Physical pain or illness can shorten your fuse. I'm NOT saying this as an excuse, but just something those of us with chronic pain or illness need to be aware of. Example: Today, I went with my husband to the thrift store to drop off some stuff. For some reason I got suuupper car sick and was miserable all the way home. Because I was mad that I felt so yucky, my attitude was snarky to my Husband (who hadn't done anything wrong at all). Of course, it had been an extra long day of taking care of chores for me, and I still had a lot on my list to get done before going to sleep - so I felt even more overwhelmed, and mad that I felt crummy but couldn't just rest. When we got back from the thrift store I realized (much to my dismay) I needed to run to the grocery store - so I left and of course felt guilty all the way to the store, while I was shopping, standing in the check out line (where I bought the discounted doughnuts as a peace offering) and all the way home. Of course my sweet Husband was loving and forgiving (especially when he saw the doughnuts! - see I knew they would help the situation!) and I didn't even have to tell him why I was so frustrated - in fact he apologized that his driving made me car sick (which it wasn't his driving - just my silly body). It all ended well.

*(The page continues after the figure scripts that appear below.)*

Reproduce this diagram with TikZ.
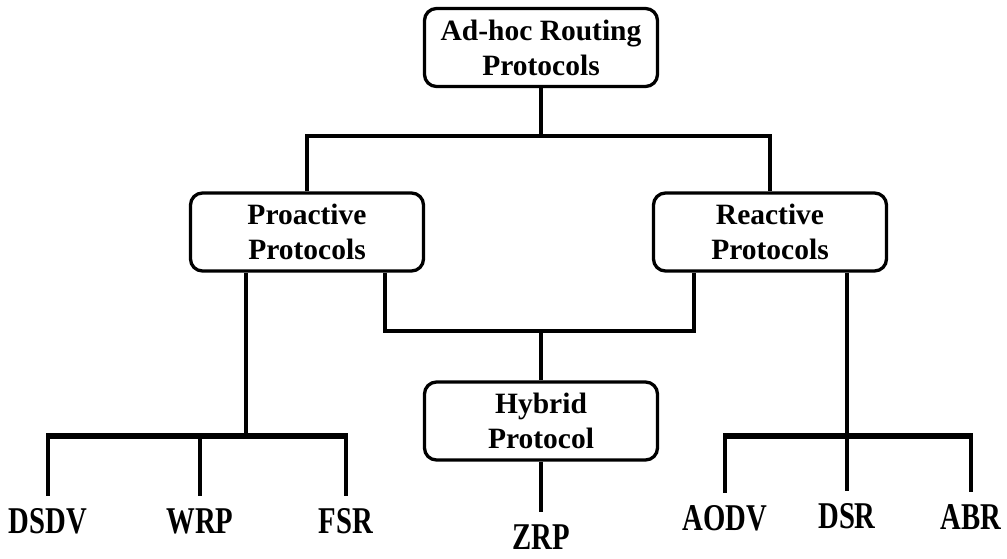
\documentclass[tikz,border=0pt]{standalone}
\usepackage{fontspec}
\setmainfont{Liberation Serif}
\newfontfamily\leaffont[FakeStretch=0.76]{Liberation Serif}
\tikzset{
protbox/.style={draw, line width=3.3pt, rounded corners=12pt, align=center,
  minimum width=233pt, minimum height=78pt, inner sep=0pt,
  font=\fontsize{29.5}{35}\selectfont\bfseries},
leaf/.style={inner sep=1pt, font=\leaffont\fontsize{37.8}{40}\selectfont\bfseries},
link/.style={line width=4.5pt},
leaflink/.style={link, shorten >=11pt},
bar/.style={line width=6pt}
}

\begin{document}
\begin{tikzpicture}[x=1pt, y=-1pt]
\useasboundingbox (0,0) rectangle (1007,558);
% boxes
\node[protbox] (top) at (541,47.5) {Ad-hoc Routing\\Protocols};
\node[protbox] (pro) at (307,232) {Proactive\\Protocols};
\node[protbox] (rea) at (770,232) {Reactive\\Protocols};
\node[protbox] (hyb) at (541,421) {Hybrid\\Protocol};
% protocols
\node[leaf, anchor=base] (dsdv) at (48,533) {DSDV};
\node[leaf, anchor=base] (wrp) at (200,533) {WRP};
\node[leaf, anchor=base] (fsr) at (346,533) {FSR};
\node[leaf, anchor=base] (zrp) at (541,549) {ZRP};
\node[leaf, anchor=base] (aodv) at (725,530) {AODV};
\node[leaf, anchor=base] (dsr) at (847,528) {DSR};
\node[leaf, anchor=base] (abr) at (971,529) {ABR};

\coordinate (tsplit) at (541,136);
\coordinate (mid) at (541,331);
\coordinate (pbar) at (246,436);
\coordinate (rbar) at (847,436);

\draw[link] (top.south) -- (tsplit);
\draw[link] (pro.north) |- (tsplit) -| (rea.north);
\draw[link] ([xshift=78pt]pro.south) |- (mid) -| ([xshift=-76pt]rea.south);
\draw[link] (mid) -- (hyb.north);
\draw[leaflink] (hyb.south) -- (zrp.north);

\draw[link] ([xshift=-61pt]pro.south) -- (pbar);
\draw[bar] ([xshift=-2pt]dsdv.north |- pbar) -- ([xshift=2pt]fsr.north |- pbar);
\draw[leaflink] (dsdv.north |- pbar) -- (dsdv.north);
\draw[leaflink] (wrp.north |- pbar) -- (wrp.north);
\draw[leaflink] (fsr.north |- pbar) -- (fsr.north);

\draw[link] ([xshift=77pt]rea.south) -- (rbar);
\draw[bar] ([xshift=-2pt]aodv.north |- rbar) -- ([xshift=2pt]abr.north |- rbar);
\draw[leaflink] (aodv.north |- rbar) -- (aodv.north);
\draw[leaflink] (dsr.north |- rbar) -- (dsr.north);
\draw[leaflink] (abr.north |- rbar) -- (abr.north);
\end{tikzpicture}
\end{document}
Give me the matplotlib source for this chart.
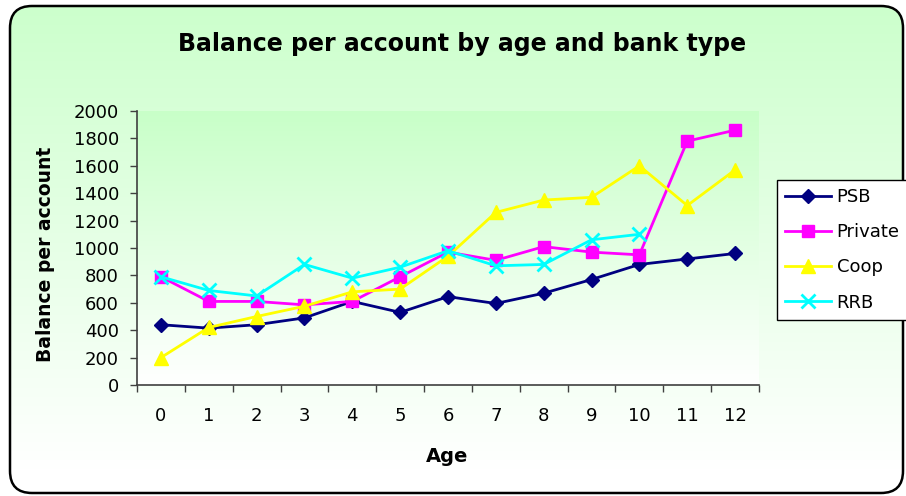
import numpy as np
import matplotlib
matplotlib.use("Agg")
import matplotlib.pyplot as plt
from matplotlib.patches import FancyBboxPatch

plt.rcParams['font.family'] = ['DejaVu Sans']

ages = list(range(13))
psb = [440, 415, 440, 490, 610, 530, 645, 595, 670, 770, 880, 920, 960]
private = [790, 610, 610, 585, 610, 790, 970, 910, 1010, 970, 950, 1780, 1860]
coop = [200, 420, 500, 575, 680, 700, 940, 1260, 1350, 1370, 1600, 1310, 1570]
rrb = [790, 690, 650, 880, 780, 860, 980, 870, 880, 1060, 1100]

W, H = 906, 496
fig = plt.figure(figsize=(W / 100, H / 100), dpi=100)
fig.patch.set_facecolor('white')

# chart background: rounded box with a green-to-white fade
bg = fig.add_axes([0, 0, 1, 1])
bg.set_xlim(0, W)
bg.set_ylim(H, 0)
bg.axis('off')
grad = np.linspace(0, 1, 256).reshape(-1, 1)
top = np.array([204, 255, 204]) / 255
img = top + (1 - top) * grad[..., None]
img = np.repeat(img, 2, axis=1)
box = FancyBboxPatch((10, 6), 893, 487, boxstyle="round,pad=0,rounding_size=22",
                     facecolor='none', edgecolor='black', linewidth=1.8, zorder=2)
bg.add_patch(box)
im = bg.imshow(img, extent=[10, 903, 470, 6], aspect='auto', zorder=0)
im.set_clip_path(box)

ax = fig.add_axes([137 / W, 1 - 385 / H, 622 / W, 274 / H])
ax.patch.set_alpha(0)
pgrad = np.array([200, 255, 200]) / 255
pimg = pgrad + (1 - pgrad) * grad[..., None]
pimg = np.repeat(pimg, 2, axis=1)
ax.imshow(pimg, extent=[0, 1, 0, 1], transform=ax.transAxes, aspect='auto', zorder=0)

ax.plot(ages, psb, color='#000080', marker='D', markersize=7, linewidth=2, label='PSB', zorder=3)
ax.plot(ages, private, color='#FF00FF', marker='s', markersize=8, linewidth=2, label='Private', zorder=3)
ax.plot(ages, coop, color='#FFFF00', marker='^', markersize=10, linewidth=2, label='Coop', zorder=3)
ax.plot(ages[:len(rrb)], rrb, color='#00FFFF', marker='x', markersize=10, markeredgewidth=2,
        linewidth=2, label='RRB', zorder=3)

ax.set_xlim(-0.5, 12.5)
ax.set_ylim(0, 2000)
ax.set_yticks(range(0, 2001, 200))
ax.set_xticks(ages)
ax.set_xticks(np.arange(-0.5, 13, 1), minor=True)
ax.tick_params(axis='x', which='major', length=0, pad=16, labelsize=13)
ax.tick_params(axis='x', which='minor', length=5, width=1, color='#404040')
ax.tick_params(axis='y', length=5, width=1, color='#404040', pad=8, labelsize=13)
for s in ['top', 'right']:
    ax.spines[s].set_visible(False)
for s in ['left', 'bottom']:
    ax.spines[s].set_color('#404040')
    ax.spines[s].set_linewidth(1.2)

fig.text(462 / W, 1 - 44 / H, 'Balance per account by age and bank type',
         ha='center', va='center', fontsize=17, fontweight='bold')
fig.text(447 / W, 1 - 457 / H, 'Age', ha='center', va='center', fontsize=14, fontweight='bold')
fig.text(46 / W, 1 - 254 / H, 'Balance per account', ha='center', va='center',
         rotation=90, fontsize=13.5, fontweight='bold')

leg = fig.legend(loc='upper left', bbox_to_anchor=(777 / W, 1 - 180 / H), fontsize=13,
                 frameon=True, fancybox=False, edgecolor='black', framealpha=1,
                 borderaxespad=0, handlelength=2.55, handletextpad=0.3,
                 labelspacing=0.95, borderpad=0.45)
leg.get_frame().set_linewidth(1)

fig.savefig('out.png', dpi=100)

So, a word to the wise: KNOW that you might be more prone to snarky behavior when you are feeling crummy and work on keeping your mouth shut if at all possible. Or simply explain to whoever you are with that you aren't feeling good, and that it isn't a good time to have deep conversations. We should never allow our pain to be a catalyst to our hurting the people we love - they get hurt enough just because we are in pain. Sometimes, it is best to just be alone if our attitude needs help. I know that's not always possible, but sometimes it really is best. Just take a quick breather and a quick prayer that you won't take your frustration about how you feel out on someone around you. It makes life much easier.
Oh, and it also saves money on remorseful doughnut purchases.